With all the multiverse business teased in current, past and future MCU projects, I can’t help but feel like Marvel has put a flashing light pointing to this scenario. They even teased at the existence of a multiverse in the previous Spider-Man film, as Beck AKA Mysterio initially duped Holland’s Spider-Man into thinking he was from another dimension. With the multiverse important in the upcoming “Doctor Strange” movie and “Loki”, it makes a lot of sense to introduce it for real in “No Way Home.”
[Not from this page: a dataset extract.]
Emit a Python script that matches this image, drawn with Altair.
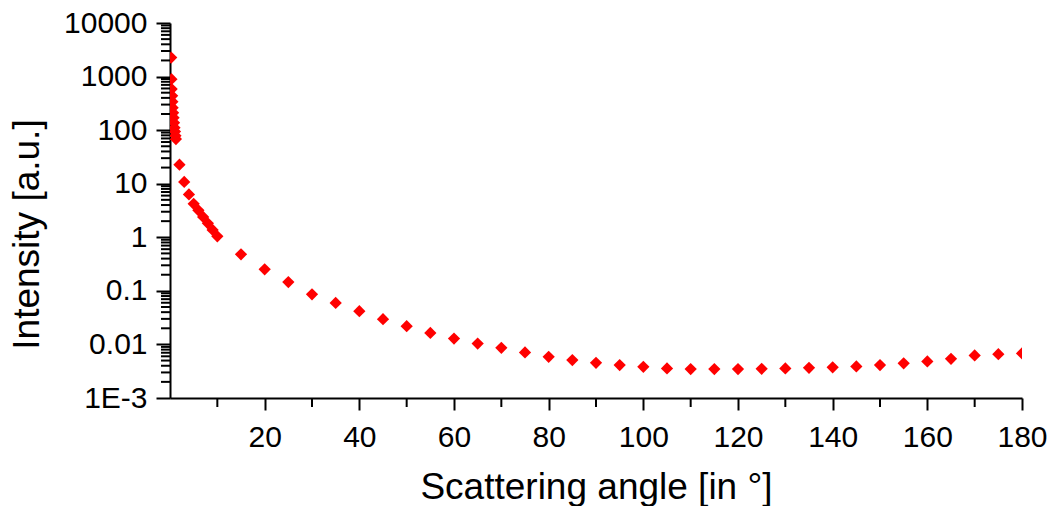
import altair as alt
import pandas as pd

# Scattering angle (degrees) and intensity (a.u.)
angles = [0.25, 0.3, 0.35, 0.45, 0.5, 0.55, 0.65, 0.75, 0.85, 0.95, 1.05, 1.15, 1.25,
          2, 3, 4, 5, 6, 7, 8, 9, 10,
          15, 20, 25, 30, 35, 40, 45, 50, 55, 60, 65, 70, 75, 80, 85, 90,
          95, 100, 105, 110, 115, 120, 125, 130, 135, 140, 145, 150, 155,
          160, 165, 170, 175, 180]
intensity = [2260, 896, 583, 438, 339, 262, 211, 171, 138, 111, 94, 79, 68,
             22.7, 10.8, 6.3, 4.22, 3.19, 2.40, 1.82, 1.37, 1.04,
             0.48, 0.252, 0.146, 0.0864, 0.0595, 0.0417, 0.0296, 0.0219, 0.0164,
             0.0129, 0.0104, 0.00864, 0.00709, 0.00587, 0.0051, 0.00454,
             0.00411, 0.00383, 0.00357, 0.00347, 0.00347, 0.00347, 0.00351,
             0.00357, 0.00366, 0.00373, 0.00389, 0.00411, 0.00443,
             0.00482, 0.00539, 0.00624, 0.00659, 0.0068]

x_tick_values = [20, 40, 60, 80, 100, 120, 140, 160, 180]
x_minor_values = [10, 30, 50, 70, 90, 110, 130, 150, 170]
y_tick_values = [0.001, 0.01, 0.1, 1, 10, 100, 1000, 10000]
y_tick_labels = ["1E-3", "0.01", "0.1", "1", "10", "100", "1000", "10000"]
y_minor_values = [m * d for d in [0.001, 0.01, 0.1, 1, 10, 100, 1000] for m in range(2, 10)]

FONT = "Liberation Sans"
W, H = 852, 375

df = pd.DataFrame({"angle": angles, "intensity": intensity})
xminor = pd.DataFrame({"angle": x_minor_values})
yminor = pd.DataFrame({"intensity": y_minor_values})

xscale = alt.Scale(domain=[0, 180], nice=False, zero=False)
yscale = alt.Scale(type="log", domain=[0.001, 10000], nice=False)

label_expr = "{}[indexof({}, datum.value)]".format(
    "[" + ",".join("'%s'" % s for s in y_tick_labels) + "]",
    "[" + ",".join(repr(v) for v in y_tick_values) + "]",
)

x_axis = alt.Axis(values=x_tick_values, title="Scattering angle [in °]",
                  tickSize=12, labelPadding=12, titlePadding=17)
y_axis = alt.Axis(values=y_tick_values, labelExpr=label_expr,
                  title="Intensity [a.u.]", titleY=211,
                  tickSize=14, labelPadding=9, titlePadding=17)

points = alt.Chart(df).mark_point(
    shape="diamond", filled=True, color="#FF0000", opacity=1, size=150, clip=True
).encode(
    x=alt.X("angle:Q", scale=xscale, axis=x_axis),
    y=alt.Y("intensity:Q", scale=yscale, axis=y_axis),
)

xminor_rules = alt.Chart(xminor).mark_rule(color="black", strokeWidth=2).encode(
    x=alt.X("angle:Q", scale=xscale, axis=x_axis),
    y=alt.value(H),
    y2=alt.value(H + 9),
)

yminor_rules = alt.Chart(yminor).mark_rule(color="black", strokeWidth=2).encode(
    y=alt.Y("intensity:Q", scale=yscale, axis=y_axis),
    x=alt.value(-9),
    x2=alt.value(0),
)

chart = alt.layer(points, xminor_rules, yminor_rules).properties(
    width=W, height=H,
    autosize=alt.AutoSizeParams(type="none"),
    padding={"left": 162, "top": 15, "right": 26, "bottom": 108},
    background="white",
).configure_view(stroke=None).configure_axis(
    domainColor="black", domainWidth=2, tickColor="black", tickWidth=2,
    grid=False, labelFont=FONT, labelFontSize=30, labelColor="black",
    titleFont=FONT, titleFontSize=37, titleFontWeight="normal", titleColor="black",
    labelFlush=False, labelOverlap=False,
)

chart.save("out.html", embed_options={"renderer": "svg", "actions": False})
Especially when you look at this from a storytelling and business perspective, I don’t see a reason why not to give fans what they want, especially if the filmmakers are already planning on using Alfred Molina and Jamie Foxx from previous “Spider-Man” films. There’s probably a lot of film rights and other technical issues that’d have to be worked out, but the film is partially a Disney product — one of, if not the, most powerful entertainment companies in the world. If they want to make this happen, they will make it happen. 

It’s entirely possible that Maguire and Garfield won’t be in “No Way Home,” but I think that would make for an objectively poorer film. And if that’s the case, Marvel and Sony would have been better off crushing Spiderverse rumors early and often, which, despite some denials, they really haven’t done a good job of. 

So yeah, at this point, if they prove true, I have no doubt that “No Way Home” will take over the internet and will do exceptionally well at the box office. If they aren’t, and fans are disappointed, Marvel/Sony only have themselves to blame. 

If Maguire and Garfield do show up, I can already see them selling special edition 8-film Spider-Man box sets, and Disney Plus eventually busting out a special Spider-Man playlist consisting of “Spider-Man”, “Spider-Man 2”, “Spider-Man 3”, “The Amazing Spider-Man,” “The Amazing Spider-Man 2”, “Captain America: Civil War”, “Spider-Man: Homecoming”, “Avengers: Infinity War”, “Avengers: Endgame”, “Spider-Man: Far From Home,” and “Spider-Man: No Way Home.”